1. Uma das coisas que aprendi sobre verbos nas aulas de hebraico e reproduzi para meus alunos é a seguinte: verbos classificados no tronco do QAL têm ação simples (p. ex. “ele beijou”); verbos classificados no tronco do PIEL têm ação enérgica, intensa, repetida ou demorada (p. ex. “ele beijou intensamente”). Parece bem simples, não? O exemplo que dei aqui – com o verbo “beijar” – aparece na gramática escrita por Page H. Kelley, p. 40 e também na gramática produzida por Tereza Akil e Rosemary Vita, p. 50. Guarde isso. Sigamos.
2. Com a ajuda de um software bíblico consigo identificar todas as ocorrências do verbo “beijar” (נשק) na Bíblia Hebraica. Mais do que isso, o software sinaliza pra mim quando esse verbo aparece no QAL (forma simples) ou no PIEL (forma intensiva). Com essas informações na minha tela, só preciso analisar caso a caso, de forma que seja possível verificar se a informação passada pela gramática se confirma no mundo das realidades concretas. Sim, sou uma pessoa muito desconfiada. Que tal analisarmos o uso do verbo na história de José?
3. No capítulo 45, verso 14, do Livro do Gênesis, tomamos contato com o dramático encontro entre José e seu irmão Benjamin. José o abraça, e chora emocionado. No verso seguinte ele faz o mesmo com seus outros irmãos: “Em seguida ele COBRIU DE BEIJOS todos os seus irmãos e, abraçando-os, chorou” (Tradução da Bíblia de Jerusalém). Considerando que o verbo “beijar” aqui está no PIEL, o tradutor enfatizou a intensidade da ação empregando outro verbo: “COBRIU de beijos”. Foi uma boa solução.
4. Mais adiante o leitor se depara com outro encontro emocionante, desta vez entre José e seu pai, Jacó: “Então José se lançou sobre o rosto de seu pai, e chorou sobre ele e O BEIJOU” (50,1). Eu esperaria um beijo bem intenso, afinal estamos diante de uma despedida definitiva entre um filho e um pai. Acontece que o verbo “beijar” aqui está no QAL, teoricamente indicando uma ação simples. Assim, fico pensando se o verbo “beijar” no PIEL realmente indica ação intensiva ou repetitiva, como dizem os gramáticos.

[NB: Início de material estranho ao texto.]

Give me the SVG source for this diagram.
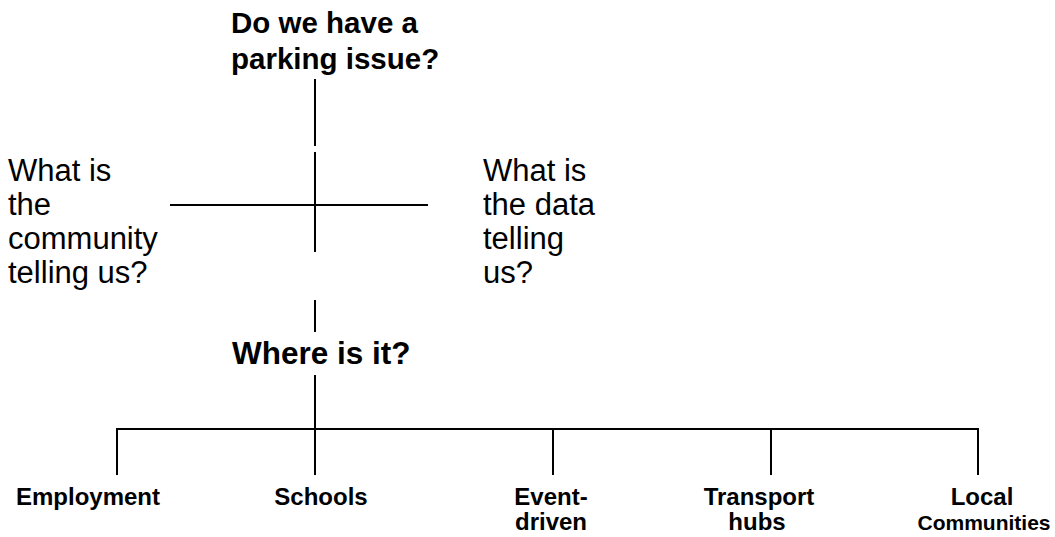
<svg xmlns="http://www.w3.org/2000/svg" width="1055" height="537" viewBox="0 0 1055 537">
  <style>
    .ln { stroke: #000; stroke-width: 2; fill: none; }
    .q { font-family: "Liberation Sans", Arial, sans-serif; font-size: 31px; fill: #000; }
    .qb { font-family: "Liberation Sans", Arial, sans-serif; font-size: 29.5px; font-weight: bold; fill: #000; }
    .leaf { font-family: "Liberation Sans", Arial, sans-serif; font-size: 24px; font-weight: bold; fill: #000; text-anchor: middle; }
  </style>
  <rect width="1055" height="537" fill="#fff"/>

  <g id="connectors">
    <line class="ln" x1="315" y1="79" x2="315" y2="146"/>
    <line class="ln" x1="315" y1="152" x2="315" y2="252"/>
    <line class="ln" x1="170" y1="205" x2="428" y2="205"/>
    <line class="ln" x1="315" y1="300" x2="315" y2="332"/>
    <line class="ln" x1="315" y1="375" x2="315" y2="429"/>
    <polyline class="ln" points="117,475 117,429 978,429 978,475"/>
    <line class="ln" x1="315" y1="429" x2="315" y2="475"/>
    <line class="ln" x1="553" y1="429" x2="553" y2="475"/>
    <line class="ln" x1="771" y1="429" x2="771" y2="475"/>
  </g>

  <g id="issue">
    <text class="qb" x="231" y="33">Do we have a</text>
    <text class="qb" x="231" y="69">parking issue?</text>
  </g>

  <g id="community">
    <text class="q" x="8" y="181">What is</text>
    <text class="q" x="8" y="215">the</text>
    <text class="q" x="8" y="249">community</text>
    <text class="q" x="8" y="283">telling us?</text>
  </g>

  <g id="data">
    <text class="q" x="483" y="181">What is</text>
    <text class="q" x="483" y="215">the data</text>
    <text class="q" x="483" y="249">telling</text>
    <text class="q" x="483" y="283">us?</text>
  </g>

  <g id="where">
    <text class="qb" x="232" y="364" style="font-size:31.5px">Where is it?</text>
  </g>

  <g id="employment">
    <text class="leaf" x="88" y="505">Employment</text>
  </g>
  <g id="schools">
    <text class="leaf" x="321" y="505">Schools</text>
  </g>
  <g id="event-driven">
    <text class="leaf" x="551" y="505">Event-</text>
    <text class="leaf" x="551" y="530">driven</text>
  </g>
  <g id="transport-hubs">
    <text class="leaf" x="759" y="505">Transport</text>
    <text class="leaf" x="757" y="530">hubs</text>
  </g>
  <g id="local-communities">
    <text class="leaf" x="982" y="505">Local</text>
    <text class="leaf" x="984" y="530" style="font-size:21px">Communities</text>
  </g>
</svg>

5. Muitas vezes um verbo no QAL – teoricamente indicando ação simples – sugere ação intensiva. Muitas vezes o verbo no PIEL – teoricamente indicando uma ação intensiva – sugere ação simples. Talvez seja possível resolver a questão do seguinte modo: Gn 45 e 50 foram redigidos por autores diferentes. O autor de Gn 45 teria optado por enfatizar a ação, usando o verbo no PIEL; o autor de Gn 50 teria empregado o verbo no QAL, pensando que não havia necessidade de usá-lo no PIEL, dadas as circunstâncias. Será?
6. Além de Gn 45,15, outras ocorrências do verbo “beijar” no PIEL, podem ser encontradas em Gn 31,28 (infinitivo do PIEL); 31,55 (imperfeito do PIEL) e no Sl 2,12 (imperativo do PIEL). Não há qualquer razão aparente para que nestes casos específicos a ação seja necessariamente percebida como “intensiva”, seja na repetição, seja na duração, seja no ardor. Tudo isso parece bastante confuso. Será que comptreendemos suficientemente bem como funcionam os verbos no tronco do PIEL?